TASK DESCRIPTION ▸ Transcribe every line exactly. Leave the pictures behind.

● ● ● ● ●

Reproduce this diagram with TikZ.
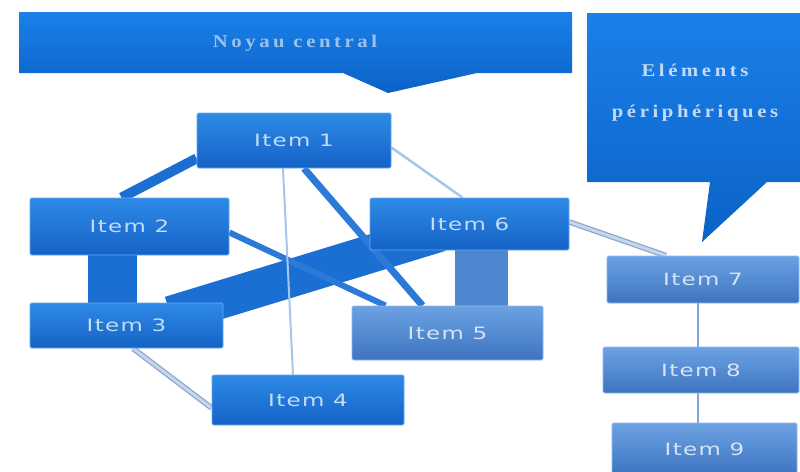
\documentclass[tikz,border=0pt]{standalone}
\usepackage{fontspec}
\newfontfamily\itemfont[FakeStretch=1.35,LetterSpace=8]{DejaVu Sans}
\newfontfamily\titlefont[FakeStretch=1.15,LetterSpace=20]{Liberation Serif}
\definecolor{bannertop}{HTML}{1A80EA}
\definecolor{bannerbot}{HTML}{0B62C6}
\definecolor{bannertext}{HTML}{9CC2EE}
\definecolor{calltext}{HTML}{C4DAF4}
\definecolor{atop}{HTML}{2E8AE6}
\definecolor{abot}{HTML}{1562C6}
\definecolor{aline}{HTML}{62AAF2}
\definecolor{atext}{HTML}{C4DCF6}
\definecolor{btop}{HTML}{6CA2E2}
\definecolor{bbot}{HTML}{3E74C0}
\definecolor{bline}{HTML}{8CBAEE}
\definecolor{btext}{HTML}{D6E4F6}
\definecolor{bandA}{HTML}{1C6FD2}
\definecolor{bandB}{HTML}{2C7AD8}
\definecolor{bandC}{HTML}{4E86D0}
\definecolor{thinline}{HTML}{A6C6EE}
\definecolor{palebandedge}{HTML}{8CA6CC}
\definecolor{paleband}{HTML}{C6D6EC}
\definecolor{chainline}{HTML}{7EA8DC}
\pgfdeclarelayer{back}
\pgfdeclarelayer{bg}
\pgfsetlayers{back,bg,main}
\tikzset{
  itembase/.style={rectangle, rounded corners=1.5pt, inner sep=0pt, line width=0.8pt,
    font=\itemfont\fontsize{17}{20}\selectfont},
  itemA/.style={itembase, top color=atop, bottom color=abot, draw=aline, text=atext},
  itemB/.style={itembase, top color=btop, bottom color=bbot, draw=bline, text=btext},
  band/.style={line cap=butt},
  titletext/.style={font=\titlefont\bfseries\fontsize{18}{21}\selectfont}
}
\begin{document}
\begin{tikzpicture}[x=1pt,y=-1pt]
\path[use as bounding box, clip] (0,0) rectangle (800,471);
\begin{pgfonlayer}{back}
\fill[white] (0,0) rectangle (800,471);
\end{pgfonlayer}
% banner
\path[top color=bannertop, bottom color=bannerbot]
  (19,12) -- (572,12) -- (572,73) -- (477,73) -- (388,93) -- (343,73) -- (19,73) -- cycle;
\node[titletext, text=bannertext] (noyau) at (295,43) {Noyau central};
% callout
\path[top color=bannertop, bottom color=bannerbot]
  (587,13) -- (805,13) -- (805,182) -- (767,182) -- (702,242) -- (710,182) -- (587,182) -- cycle;
\node[titletext, text=calltext] (elem) at (695,70) {Eléments};
\node[titletext, text=calltext] (peri) at (695,113) {périphériques};
% items
\node[itemA, minimum width=194pt, minimum height=55pt] (i1) at (294,140.5) {Item 1};
\node[itemA, minimum width=199pt, minimum height=57pt] (i2) at (129.5,226.5) {Item 2};
\node[itemA, minimum width=193pt, minimum height=45pt] (i3) at (126.5,325.5) {Item 3};
\node[itemA, minimum width=192pt, minimum height=50pt] (i4) at (308,400) {Item 4};
\node[itemB, minimum width=191pt, minimum height=54pt] (i5) at (447.5,333) {Item 5};
\node[itemA, minimum width=199pt, minimum height=52pt] (i6) at (469.5,224) {Item 6};
\node[itemB, minimum width=192pt, minimum height=47pt] (i7) at (703,279.5) {Item 7};
\node[itemB, minimum width=196pt, minimum height=46pt] (i8) at (701,370) {Item 8};
\node[itemB, minimum width=185pt, minimum height=52pt] (i9) at (704.5,449) {Item 9};
\begin{pgfonlayer}{bg}
% wide bands
\draw[band, bandA, line width=49pt] ([xshift=-17pt]i2.south) -- ([xshift=-14pt]i3.north);
\draw[band, bandC, line width=53pt] ([xshift=12pt]i6.south) -- ([xshift=34pt]i5.north);
\draw[band, bandA, line width=38pt] ([xshift=44pt,yshift=10.5pt]i3.center) -- ([xshift=-29.5pt,yshift=-8.7pt]i6.center);
\draw[band, bandA, line width=10pt] ([xshift=-8pt]i2.north) -- ([yshift=10pt]i1.south west);
\draw[band, bandB, line width=7pt] ([xshift=10pt]i1.south) -- ([xshift=-25pt]i5.north);
\draw[band, bandB, line width=6pt] ([yshift=-6pt]i2.east) -- ([xshift=-62pt]i5.north);
% thin lines
\draw[thinline, line width=2pt] ([xshift=-11pt]i1.south) -- ([xshift=-15pt]i4.north);
\draw[thinline, line width=2.5pt] ([yshift=-7pt]i1.east) -- ([xshift=-7pt]i6.north);
% pale bands
\draw[band, palebandedge, line width=5.5pt] ([yshift=2pt]i6.east) -- ([xshift=-37pt]i7.north);
\draw[band, paleband, line width=3pt] ([yshift=2pt]i6.east) -- ([xshift=-37pt]i7.north);
\draw[band, palebandedge, line width=5.5pt] ([xshift=6.5pt]i3.south) -- ([yshift=-8pt]i4.west);
\draw[band, paleband, line width=3pt] ([xshift=6.5pt]i3.south) -- ([yshift=-8pt]i4.west);
% chain
\draw[chainline, line width=2pt] ([xshift=-5pt]i7.south) -- ([xshift=-3pt]i8.north);
\draw[chainline, line width=2pt] ([xshift=-3pt]i8.south) -- ([xshift=-6.5pt]i9.north);
\end{pgfonlayer}
\end{tikzpicture}
\end{document}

● ● ● ● ●

FULL OUTPUT ▸
Reproduce this diagram with TikZ.
\documentclass[tikz,border=0pt]{standalone}
\usepackage{fontspec}
\newfontfamily\itemfont[FakeStretch=1.35,LetterSpace=8]{DejaVu Sans}
\newfontfamily\titlefont[FakeStretch=1.15,LetterSpace=20]{Liberation Serif}
\definecolor{bannertop}{HTML}{1A80EA}
\definecolor{bannerbot}{HTML}{0B62C6}
\definecolor{bannertext}{HTML}{9CC2EE}
\definecolor{calltext}{HTML}{C4DAF4}
\definecolor{atop}{HTML}{2E8AE6}
\definecolor{abot}{HTML}{1562C6}
\definecolor{aline}{HTML}{62AAF2}
\definecolor{atext}{HTML}{C4DCF6}
\definecolor{btop}{HTML}{6CA2E2}
\definecolor{bbot}{HTML}{3E74C0}
\definecolor{bline}{HTML}{8CBAEE}
\definecolor{btext}{HTML}{D6E4F6}
\definecolor{bandA}{HTML}{1C6FD2}
\definecolor{bandB}{HTML}{2C7AD8}
\definecolor{bandC}{HTML}{4E86D0}
\definecolor{thinline}{HTML}{A6C6EE}
\definecolor{palebandedge}{HTML}{8CA6CC}
\definecolor{paleband}{HTML}{C6D6EC}
\definecolor{chainline}{HTML}{7EA8DC}
\pgfdeclarelayer{back}
\pgfdeclarelayer{bg}
\pgfsetlayers{back,bg,main}
\tikzset{
  itembase/.style={rectangle, rounded corners=1.5pt, inner sep=0pt, line width=0.8pt,
    font=\itemfont\fontsize{17}{20}\selectfont},
  itemA/.style={itembase, top color=atop, bottom color=abot, draw=aline, text=atext},
  itemB/.style={itembase, top color=btop, bottom color=bbot, draw=bline, text=btext},
  band/.style={line cap=butt},
  titletext/.style={font=\titlefont\bfseries\fontsize{18}{21}\selectfont}
}
\begin{document}
\begin{tikzpicture}[x=1pt,y=-1pt]
\path[use as bounding box, clip] (0,0) rectangle (800,471);
\begin{pgfonlayer}{back}
\fill[white] (0,0) rectangle (800,471);
\end{pgfonlayer}
% banner
\path[top color=bannertop, bottom color=bannerbot]
  (19,12) -- (572,12) -- (572,73) -- (477,73) -- (388,93) -- (343,73) -- (19,73) -- cycle;
\node[titletext, text=bannertext] (noyau) at (295,43) {Noyau central};
% callout
\path[top color=bannertop, bottom color=bannerbot]
  (587,13) -- (805,13) -- (805,182) -- (767,182) -- (702,242) -- (710,182) -- (587,182) -- cycle;
\node[titletext, text=calltext] (elem) at (695,70) {Eléments};
\node[titletext, text=calltext] (peri) at (695,113) {périphériques};
% items
\node[itemA, minimum width=194pt, minimum height=55pt] (i1) at (294,140.5) {Item 1};
\node[itemA, minimum width=199pt, minimum height=57pt] (i2) at (129.5,226.5) {Item 2};
\node[itemA, minimum width=193pt, minimum height=45pt] (i3) at (126.5,325.5) {Item 3};
\node[itemA, minimum width=192pt, minimum height=50pt] (i4) at (308,400) {Item 4};
\node[itemB, minimum width=191pt, minimum height=54pt] (i5) at (447.5,333) {Item 5};
\node[itemA, minimum width=199pt, minimum height=52pt] (i6) at (469.5,224) {Item 6};
\node[itemB, minimum width=192pt, minimum height=47pt] (i7) at (703,279.5) {Item 7};
\node[itemB, minimum width=196pt, minimum height=46pt] (i8) at (701,370) {Item 8};
\node[itemB, minimum width=185pt, minimum height=52pt] (i9) at (704.5,449) {Item 9};
\begin{pgfonlayer}{bg}
% wide bands
\draw[band, bandA, line width=49pt] ([xshift=-17pt]i2.south) -- ([xshift=-14pt]i3.north);
\draw[band, bandC, line width=53pt] ([xshift=12pt]i6.south) -- ([xshift=34pt]i5.north);
\draw[band, bandA, line width=38pt] ([xshift=44pt,yshift=10.5pt]i3.center) -- ([xshift=-29.5pt,yshift=-8.7pt]i6.center);
\draw[band, bandA, line width=10pt] ([xshift=-8pt]i2.north) -- ([yshift=10pt]i1.south west);
\draw[band, bandB, line width=7pt] ([xshift=10pt]i1.south) -- ([xshift=-25pt]i5.north);
\draw[band, bandB, line width=6pt] ([yshift=-6pt]i2.east) -- ([xshift=-62pt]i5.north);
% thin lines
\draw[thinline, line width=2pt] ([xshift=-11pt]i1.south) -- ([xshift=-15pt]i4.north);
\draw[thinline, line width=2.5pt] ([yshift=-7pt]i1.east) -- ([xshift=-7pt]i6.north);
% pale bands
\draw[band, palebandedge, line width=5.5pt] ([yshift=2pt]i6.east) -- ([xshift=-37pt]i7.north);
\draw[band, paleband, line width=3pt] ([yshift=2pt]i6.east) -- ([xshift=-37pt]i7.north);
\draw[band, palebandedge, line width=5.5pt] ([xshift=6.5pt]i3.south) -- ([yshift=-8pt]i4.west);
\draw[band, paleband, line width=3pt] ([xshift=6.5pt]i3.south) -- ([yshift=-8pt]i4.west);
% chain
\draw[chainline, line width=2pt] ([xshift=-5pt]i7.south) -- ([xshift=-3pt]i8.north);
\draw[chainline, line width=2pt] ([xshift=-3pt]i8.south) -- ([xshift=-6.5pt]i9.north);
\end{pgfonlayer}
\end{tikzpicture}
\end{document}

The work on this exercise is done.